Erik Sajantila

Kauhajoki Karhu
- Position: Shooting guard / power forward
- League: Korisliiga

Personal information
- Born: January 29, 2001 (age 25) Helsinki, Finland
- Listed height: 1.95 m (6 ft 5 in)
- Listed weight: 88 kg (194 lb)

Career information
- High school: Helsinki Basketball Academy (Helsinki, Finland)
- Playing career: 2017–present

Career history
- 2017–2021: HBA-Märsky
- 2021–2024: Lahti Basketball
- 2024–2025: Helsinki Seagulls
- 2025–2026: Landstede Hammers
- 2026–present: Kauhajoki Karhu

Career highlights
- Dutch League champion (2026); Finnish League champion (2025);

= Erik Sajantila =

Finnish basketball player (born 2001)

Erik Sajantila (born 29 January 2001) is a Finnish basketball player who plays for Korisliiga team Kauhajoki Karhu Basket.

He played for Helsinki Basketball Academy team HBA-Märsky during 2017–2021, before starting his senior career with Lahti. After winning the Finnish championship with Helsinki Seagulls in 2025, he joined Landstede Hammers where he also won the Dutch championship.

==Professional career==
While playing for Lahti Basketball, Sajantila was named the Korisliiga Player of the Month in October 2023, with a record of 30.0 points, 5.2 rebounds and 3.8 assists per game during a 30-day span. He also scored 49 points against Bisons Loimaa.

On 25 June 2024, Sajantila signed with fellow Korisliiga team Helsinki Seagulls.

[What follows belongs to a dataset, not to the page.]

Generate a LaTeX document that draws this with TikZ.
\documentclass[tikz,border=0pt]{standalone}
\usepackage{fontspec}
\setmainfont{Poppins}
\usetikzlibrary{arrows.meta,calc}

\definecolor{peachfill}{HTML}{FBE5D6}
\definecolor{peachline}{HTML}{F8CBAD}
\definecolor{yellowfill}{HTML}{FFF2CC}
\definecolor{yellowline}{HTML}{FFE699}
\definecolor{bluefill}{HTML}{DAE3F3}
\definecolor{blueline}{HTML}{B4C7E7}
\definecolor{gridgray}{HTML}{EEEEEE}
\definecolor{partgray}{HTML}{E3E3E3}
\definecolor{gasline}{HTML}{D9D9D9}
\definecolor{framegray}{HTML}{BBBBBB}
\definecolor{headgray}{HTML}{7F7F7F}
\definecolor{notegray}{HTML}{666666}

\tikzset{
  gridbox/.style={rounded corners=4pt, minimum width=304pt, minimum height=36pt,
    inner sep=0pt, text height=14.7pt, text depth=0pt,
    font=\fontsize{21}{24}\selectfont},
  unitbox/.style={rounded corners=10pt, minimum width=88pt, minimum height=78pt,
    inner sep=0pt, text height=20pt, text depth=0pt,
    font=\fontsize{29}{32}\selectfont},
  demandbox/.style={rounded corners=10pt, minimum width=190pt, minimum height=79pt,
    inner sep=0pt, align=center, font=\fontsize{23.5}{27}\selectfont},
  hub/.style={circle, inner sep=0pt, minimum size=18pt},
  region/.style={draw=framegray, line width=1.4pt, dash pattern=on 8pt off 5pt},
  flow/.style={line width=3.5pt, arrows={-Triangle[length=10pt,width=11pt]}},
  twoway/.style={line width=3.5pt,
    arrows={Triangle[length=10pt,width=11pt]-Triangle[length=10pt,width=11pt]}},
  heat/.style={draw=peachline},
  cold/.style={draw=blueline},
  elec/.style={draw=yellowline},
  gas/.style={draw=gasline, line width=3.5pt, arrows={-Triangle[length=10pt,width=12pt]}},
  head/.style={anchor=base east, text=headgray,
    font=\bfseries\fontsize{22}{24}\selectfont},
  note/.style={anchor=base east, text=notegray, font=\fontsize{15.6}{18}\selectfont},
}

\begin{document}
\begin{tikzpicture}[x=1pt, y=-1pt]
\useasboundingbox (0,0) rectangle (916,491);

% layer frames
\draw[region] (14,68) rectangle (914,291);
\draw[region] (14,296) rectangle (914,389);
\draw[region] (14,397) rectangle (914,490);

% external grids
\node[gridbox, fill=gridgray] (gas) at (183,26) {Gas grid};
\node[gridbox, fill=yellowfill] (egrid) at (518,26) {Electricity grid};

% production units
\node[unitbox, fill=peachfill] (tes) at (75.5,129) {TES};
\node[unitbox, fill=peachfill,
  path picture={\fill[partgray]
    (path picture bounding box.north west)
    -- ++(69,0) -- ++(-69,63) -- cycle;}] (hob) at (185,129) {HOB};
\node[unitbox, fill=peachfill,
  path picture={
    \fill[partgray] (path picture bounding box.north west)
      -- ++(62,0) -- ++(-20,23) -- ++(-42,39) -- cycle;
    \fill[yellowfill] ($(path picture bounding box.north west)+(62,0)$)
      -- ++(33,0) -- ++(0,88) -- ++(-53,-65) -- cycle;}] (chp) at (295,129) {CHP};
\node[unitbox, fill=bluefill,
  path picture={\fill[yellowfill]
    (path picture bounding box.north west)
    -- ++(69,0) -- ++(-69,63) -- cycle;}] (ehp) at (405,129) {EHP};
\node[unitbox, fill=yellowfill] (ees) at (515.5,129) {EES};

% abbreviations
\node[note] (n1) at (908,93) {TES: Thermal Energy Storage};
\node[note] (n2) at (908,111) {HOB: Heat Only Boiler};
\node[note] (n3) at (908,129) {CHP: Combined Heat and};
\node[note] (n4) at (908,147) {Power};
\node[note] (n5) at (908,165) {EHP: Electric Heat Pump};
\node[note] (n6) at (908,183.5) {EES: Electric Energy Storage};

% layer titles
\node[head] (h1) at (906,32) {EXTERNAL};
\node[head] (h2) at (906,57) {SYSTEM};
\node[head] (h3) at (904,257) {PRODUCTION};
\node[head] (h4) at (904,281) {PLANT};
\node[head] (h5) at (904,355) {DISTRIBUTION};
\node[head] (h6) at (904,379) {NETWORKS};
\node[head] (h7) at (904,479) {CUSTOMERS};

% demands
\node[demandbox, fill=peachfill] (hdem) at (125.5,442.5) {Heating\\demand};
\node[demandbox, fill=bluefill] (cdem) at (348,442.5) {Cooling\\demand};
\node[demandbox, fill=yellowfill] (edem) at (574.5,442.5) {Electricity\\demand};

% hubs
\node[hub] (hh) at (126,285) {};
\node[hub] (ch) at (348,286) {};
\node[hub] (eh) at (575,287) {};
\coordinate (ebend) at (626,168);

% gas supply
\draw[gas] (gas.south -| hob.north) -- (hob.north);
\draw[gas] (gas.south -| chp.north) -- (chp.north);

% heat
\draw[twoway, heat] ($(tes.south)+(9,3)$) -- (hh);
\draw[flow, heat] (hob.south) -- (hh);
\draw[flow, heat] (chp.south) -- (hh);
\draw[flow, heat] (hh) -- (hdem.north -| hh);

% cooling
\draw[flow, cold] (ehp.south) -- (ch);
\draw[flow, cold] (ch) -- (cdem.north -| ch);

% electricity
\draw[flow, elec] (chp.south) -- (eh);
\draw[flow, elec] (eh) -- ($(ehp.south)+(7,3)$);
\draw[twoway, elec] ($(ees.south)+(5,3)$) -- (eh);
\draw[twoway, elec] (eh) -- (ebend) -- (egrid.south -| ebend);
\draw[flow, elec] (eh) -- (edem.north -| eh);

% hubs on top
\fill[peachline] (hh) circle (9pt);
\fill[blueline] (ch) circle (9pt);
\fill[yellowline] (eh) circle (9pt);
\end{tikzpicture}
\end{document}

They were crowned the Finnish champions in 2025.

On June 13, 2025, he signed with Landstede Hammers of the BNXT League, and went on to win the Dutch championship with the club.

After one season, he returned to Finland and joined Kauhajoki Karhu Basket for the 2026–27 season.

==International career==
A former youth international, Sajantila also represented Finland in the postponed 2021 Summer Universiade competitions in Chengdu in the summer 2023, where Finland finished 5th, the best position in the nation's history.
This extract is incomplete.